Le Hamas est coupable de crime de guerre le 7 octobre et les jours suivants. Mais qui peut sérieusement croire que l’explication de ces meurtres se trouve dans une nature barbare, à moins que ce ne soit carrément intrinsèque à leur religion ? Stop. Animaliser, déshumaniser ne permet jamais de résoudre un conflit. Cependant, il a une utilité : justifier le massacre. Et c’est exactement ce qui se passe dans l’offensive vengeresse menée par Israël aujourd’hui, avec le “soutien inconditionnel” des faucons français. 

Cette logique permet de justifier un cycle de représailles totales de Benjamin Netanyahou, Premier ministre d’un gouvernement d’extrême droite en Israël contre les « terroristes ». Les Palestiniens deviennent des “animaux humains” dans la bouche de son ministre de la Défense. Le Président Isaaec Herzog va même jusqu’à déclarer que toute la population civile est responsable des crimes de guerre commis par le Hamas.

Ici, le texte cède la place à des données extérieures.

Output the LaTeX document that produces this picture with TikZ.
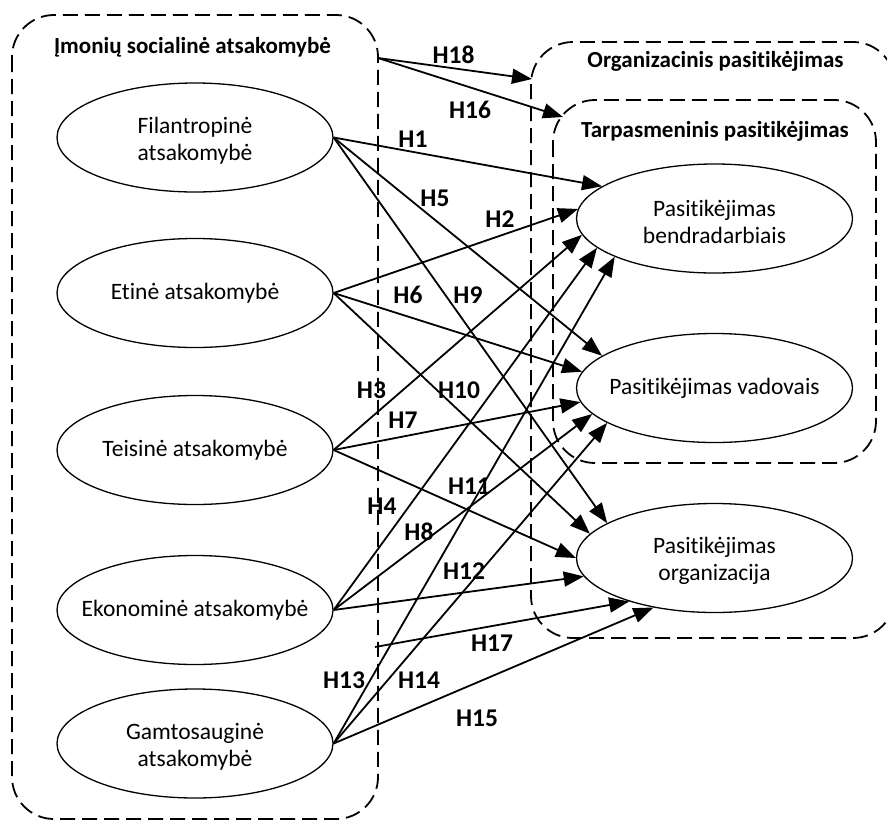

En adoptant cette grille de lecture du choc des civilisations dévoyé entre guerre entre la civilisation et la barbarie, les responsables français sont inévitablement forcés à devoir excuser l’injustifiable. Empêtré dans cette analyse tronquée, déformée, malhonnête, qui ne tient aucun compte des déterminants historiques  d’un conflit qui dure depuis 70 ans, de sa dimension économique, coloniale, celles et ceux qui en France qualifie le Hamas d’organisation terroriste sont entraînés immanquablement dans une logique de guerre entre le bien et le mal. Or, contre le mal, tout est permis. 

Ainsi, 7000 civils Palestiniens dont 2913 enfants (chiffre du 27 octobre 2023), ne sont plus que des dommages collatéraux, peut-être regrettables, mais totalement nécessaires pour garantir “le droit d’Israël à se défendre”.